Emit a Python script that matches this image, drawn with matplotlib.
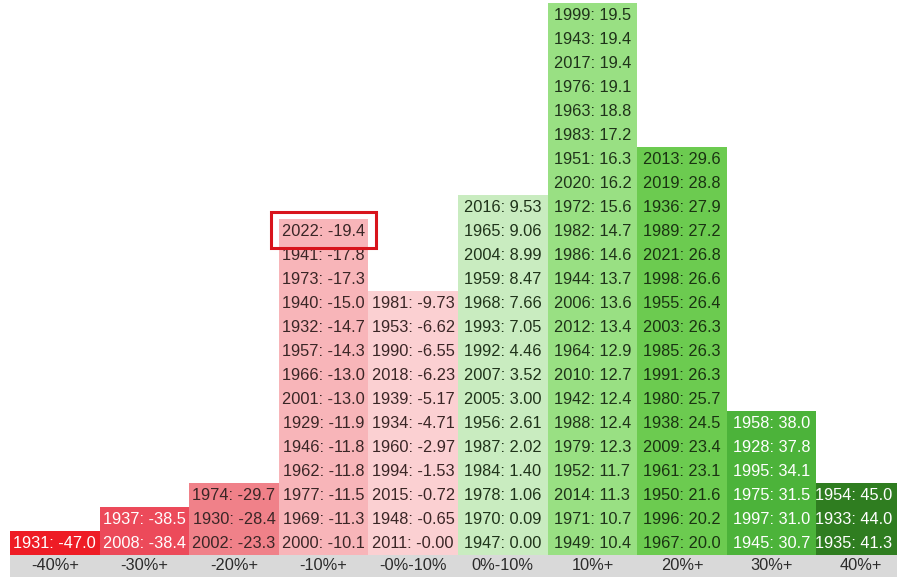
import matplotlib
matplotlib.use("Agg")
import matplotlib.pyplot as plt
from matplotlib.patches import Rectangle

# return buckets, left to right
buckets = ["-40%+", "-30%+", "-20%+", "-10%+", "-0%-10%",
           "0%-10%", "10%+", "20%+", "30%+", "40%+"]

# each bucket listed bottom to top as (year, return)
neg40 = [("1931", "-47.0")]
neg30 = [("2008", "-38.4"), ("1937", "-38.5")]
neg20 = [("2002", "-23.3"), ("1930", "-28.4"), ("1974", "-29.7")]
neg10 = [("2000", "-10.1"), ("1969", "-11.3"), ("1977", "-11.5"), ("1962", "-11.8"),
         ("1946", "-11.8"), ("1929", "-11.9"), ("2001", "-13.0"), ("1966", "-13.0"),
         ("1957", "-14.3"), ("1932", "-14.7"), ("1940", "-15.0"), ("1973", "-17.3"),
         ("1941", "-17.8"), ("2022", "-19.4")]
neg0 = [("2011", "-0.00"), ("1948", "-0.65"), ("2015", "-0.72"), ("1994", "-1.53"),
        ("1960", "-2.97"), ("1934", "-4.71"), ("1939", "-5.17"), ("2018", "-6.23"),
        ("1990", "-6.55"), ("1953", "-6.62"), ("1981", "-9.73")]
pos0 = [("1947", "0.00"), ("1970", "0.09"), ("1978", "1.06"), ("1984", "1.40"),
        ("1987", "2.02"), ("1956", "2.61"), ("2005", "3.00"), ("2007", "3.52"),
        ("1992", "4.46"), ("1993", "7.05"), ("1968", "7.66"), ("1959", "8.47"),
        ("2004", "8.99"), ("1965", "9.06"), ("2016", "9.53")]
pos10 = [("1949", "10.4"), ("1971", "10.7"), ("2014", "11.3"), ("1952", "11.7"),
         ("1979", "12.3"), ("1988", "12.4"), ("1942", "12.4"), ("2010", "12.7"),
         ("1964", "12.9"), ("2012", "13.4"), ("2006", "13.6"), ("1944", "13.7"),
         ("1986", "14.6"), ("1982", "14.7"), ("1972", "15.6"), ("2020", "16.2"),
         ("1951", "16.3"), ("1983", "17.2"), ("1963", "18.8"), ("1976", "19.1"),
         ("2017", "19.4"), ("1943", "19.4"), ("1999", "19.5")]
pos20 = [("1967", "20.0"), ("1996", "20.2"), ("1950", "21.6"), ("1961", "23.1"),
         ("2009", "23.4"), ("1938", "24.5"), ("1980", "25.7"), ("1991", "26.3"),
         ("1985", "26.3"), ("2003", "26.3"), ("1955", "26.4"), ("1998", "26.6"),
         ("2021", "26.8"), ("1989", "27.2"), ("1936", "27.9"), ("2019", "28.8"),
         ("2013", "29.6")]
pos30 = [("1945", "30.7"), ("1997", "31.0"), ("1975", "31.5"), ("1995", "34.1"),
         ("1928", "37.8"), ("1958", "38.0")]
pos40 = [("1935", "41.3"), ("1933", "44.0"), ("1954", "45.0")]

columns = [neg40, neg30, neg20, neg10, neg0, pos0, pos10, pos20, pos30, pos40]

fill_colors = ["#ee1c25", "#ec4a5a", "#f08189", "#f8b5b9", "#fbd0d2",
               "#c9ecc0", "#99e083", "#6ccb50", "#4cb33a", "#2f7d20"]
text_colors = ["white", "white", "#3a2626", "#3a2626", "#3a2626",
               "#1f331a", "#1f331a", "#1a3312", "white", "white"]

highlight_year = "2022"

plt.rcParams['font.family'] = ['Liberation Sans', 'DejaVu Sans']

fig = plt.figure(figsize=(8.97, 5.77), dpi=100)
ax = fig.add_axes([0, 0, 1, 1])

col_px = 89.6
left_px = 10
band_px = 22
cell_px = 24

# grey label band
ax.add_patch(Rectangle((0, -band_px / cell_px), len(buckets) + 1, band_px / cell_px,
                       facecolor="#d9d9d9", edgecolor="none"))

for i, (col, name) in enumerate(zip(columns, buckets)):
    n = len(col)
    ax.bar([i + 0.5] * n, [1] * n, bottom=list(range(n)), width=1.0,
           color=fill_colors[i], edgecolor="none", align="center")
    # last column is cut by the image edge, keep its text inside
    tx = i + 0.5 if i < len(buckets) - 1 else i + 0.42
    for j, (year, ret) in enumerate(col):
        ax.text(tx, j + 0.5, f"{year}: {ret}", ha="center", va="center",
                fontsize=11.8, color=text_colors[i])
        if year == highlight_year:
            ax.add_patch(Rectangle((i - 0.09, j - 0.2), 1.18, 1.5, fill=False,
                                   edgecolor="#d8141c", linewidth=2.2, zorder=5))
    ax.text(i + 0.5, -band_px / cell_px / 2, name, ha="center", va="center",
            fontsize=11.8, color="#2b2b2b")

ax.set_xlim(-left_px / col_px, (897 - left_px) / col_px)
ax.set_ylim(-band_px / cell_px, (577 - band_px) / cell_px)
ax.axis("off")

fig.savefig("out.png", dpi=100, facecolor="white")
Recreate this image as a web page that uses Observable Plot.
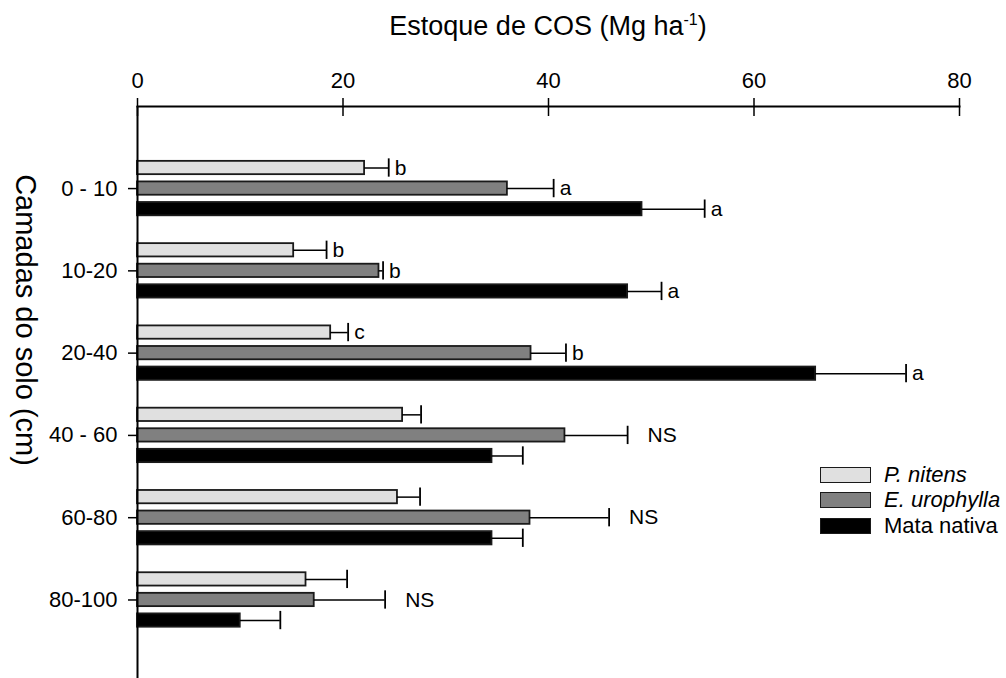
<!DOCTYPE html>
<html><head><meta charset="utf-8">
<script src="https://cdn.jsdelivr.net/npm/d3@7"></script>
<script src="https://cdn.jsdelivr.net/npm/@observablehq/plot@0.6"></script>
<style>
html,body{margin:0;padding:0;background:#fff;overflow:hidden;}
body{font-family:"Liberation Sans",Arial,sans-serif;color:#000;}
#wrap{position:relative;width:1006px;height:678px;overflow:hidden;}
#title{position:absolute;left:137px;width:822px;top:13px;text-align:center;font-size:27px;line-height:27px;white-space:nowrap;}
#title sup{font-size:16px;vertical-align:10px;line-height:0;}
#ytitle{position:absolute;left:25px;top:320px;transform:translate(-50%,-50%) rotate(90deg);white-space:nowrap;font-size:29px;line-height:29px;}
#chart{position:absolute;left:40px;top:50px;width:966px;height:628px;overflow:hidden;}
#legend{position:absolute;left:820px;top:462px;font-size:22px;}
.row{display:flex;align-items:center;height:25.5px;white-space:nowrap;}
.sw{width:49px;height:14px;border:1.8px solid #1a1a1a;margin-right:13px;flex:none;}
</style>
</head><body>
<div id="wrap">
  <div id="title">Estoque de COS (Mg ha<sup>-1</sup>)</div>
  <div id="ytitle">Camadas do solo (cm)</div>
  <div id="chart"></div>
  <div id="legend"></div>
</div>
<script>
// ---- data ----
const layers = ["0 - 10", "10-20", "20-40", "40 - 60", "60-80", "80-100"];
const series = ["P. nitens", "E. urophylla", "Mata nativa"];
const pNitens    = [22.1, 15.2, 18.8, 25.8, 25.3, 16.4];
const pNitensErr = [2.35, 3.2, 1.7, 1.8, 2.2, 4.0];
const eUro       = [36.0, 23.5, 38.3, 41.6, 38.2, 17.2];
const eUroErr    = [4.5, 0.4, 3.4, 6.1, 7.7, 6.9];
const mata       = [49.1, 47.7, 66.0, 34.5, 34.5, 10.0];
const mataErr    = [6.1, 3.3, 8.8, 3.0, 3.0, 3.9];
const pLetters = ["b", "b", "c", "", "", ""];
const eLetters = ["a", "b", "b", "NS", "NS", "NS"];
const mLetters = ["a", "a", "a", "", "", ""];
const xTicks = [0, 20, 40, 60, 80];
const fills = ["#e0e0e0", "#808080", "#000000"];

// ---- build table ----
const vals = [pNitens, eUro, mata];
const errs = [pNitensErr, eUroErr, mataErr];
const lets = [pLetters, eLetters, mLetters];
const rows = [];
const domain = [];
layers.forEach((layer, i) => {
  series.forEach((s, j) => {
    const key = layer + "|" + s;
    domain.push(key);
    rows.push({key, layer, series: s, value: vals[j][i], err: errs[j][i], label: lets[j][i]});
  });
  if (i < layers.length - 1) domain.push(layer + "|gap");
});
const tickKeys = layers.map(l => l + "|" + series[1]);

const step = 20.57, inner = 0.353, r0 = 110.85;
const r1 = r0 + step * (domain.length - inner);

const chart = Plot.plot({
  width: 966,
  height: 628,
  marginTop: 56,
  marginBottom: 0,
  marginLeft: 97,
  marginRight: 47,
  style: {fontFamily: "'Liberation Sans', Arial, sans-serif", fontSize: "22px", color: "#000", background: "#fff"},
  x: {domain: [0, 80], label: null},
  y: {type: "band", domain, range: [r0, r1], paddingInner: inner, paddingOuter: 0, align: 0, round: false, label: null},
  color: {domain: series, range: fills},
  marks: [
    Plot.barX(rows, {x: "value", y: "key", fill: "series", stroke: "#1a1a1a", strokeWidth: 1.8}),
    Plot.ruleY(rows, {y: "key", x1: "value", x2: d => d.value + d.err, stroke: "#000", strokeWidth: 1.5}),
    Plot.tickX(rows, {x: d => d.value + d.err, y: "key", stroke: "#000", strokeWidth: 1.8, insetTop: -2.5, insetBottom: -2.5}),
    Plot.text(rows.filter(d => d.label && d.label !== "NS"), {x: d => d.value + d.err, y: "key", text: "label", textAnchor: "start", dx: 6, fontSize: 21}),
    Plot.text(rows.filter(d => d.label === "NS"), {x: d => d.value + d.err, y: "key", text: "label", textAnchor: "start", dx: 20, fontSize: 21}),
    Plot.ruleX([0], {stroke: "#000", strokeWidth: 2}),
    Plot.frame({anchor: "top", stroke: "#000", strokeWidth: 2}),
    Plot.axisX({anchor: "top", ticks: xTicks, tickSize: 0, tickPadding: 19, fontSize: 22, label: null, tickFormat: d => d}),
    Plot.axisX({anchor: "top", ticks: xTicks, tickSize: 18, dy: 9, text: null, label: null, strokeWidth: 1.5}),
    Plot.axisY({anchor: "left", ticks: tickKeys, tickFormat: k => k.split("|")[0], tickSize: 9, tickPadding: 11, fontSize: 22, label: null, strokeWidth: 1.5})
  ]
});
document.getElementById("chart").appendChild(chart);

// ---- legend ----
const leg = document.getElementById("legend");
series.forEach((s, j) => {
  const row = document.createElement("div");
  row.className = "row";
  const sw = document.createElement("div");
  sw.className = "sw";
  sw.style.background = fills[j];
  const t = document.createElement("span");
  t.textContent = s;
  if (j < 2) t.style.fontStyle = "italic";
  row.appendChild(sw); row.appendChild(t);
  leg.appendChild(row);
});
</script>
</body></html>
- - - - - - -
Short task.
Say how many lines in the records hold the string "matplotlib", and say nothing else.

Exercise answer.
5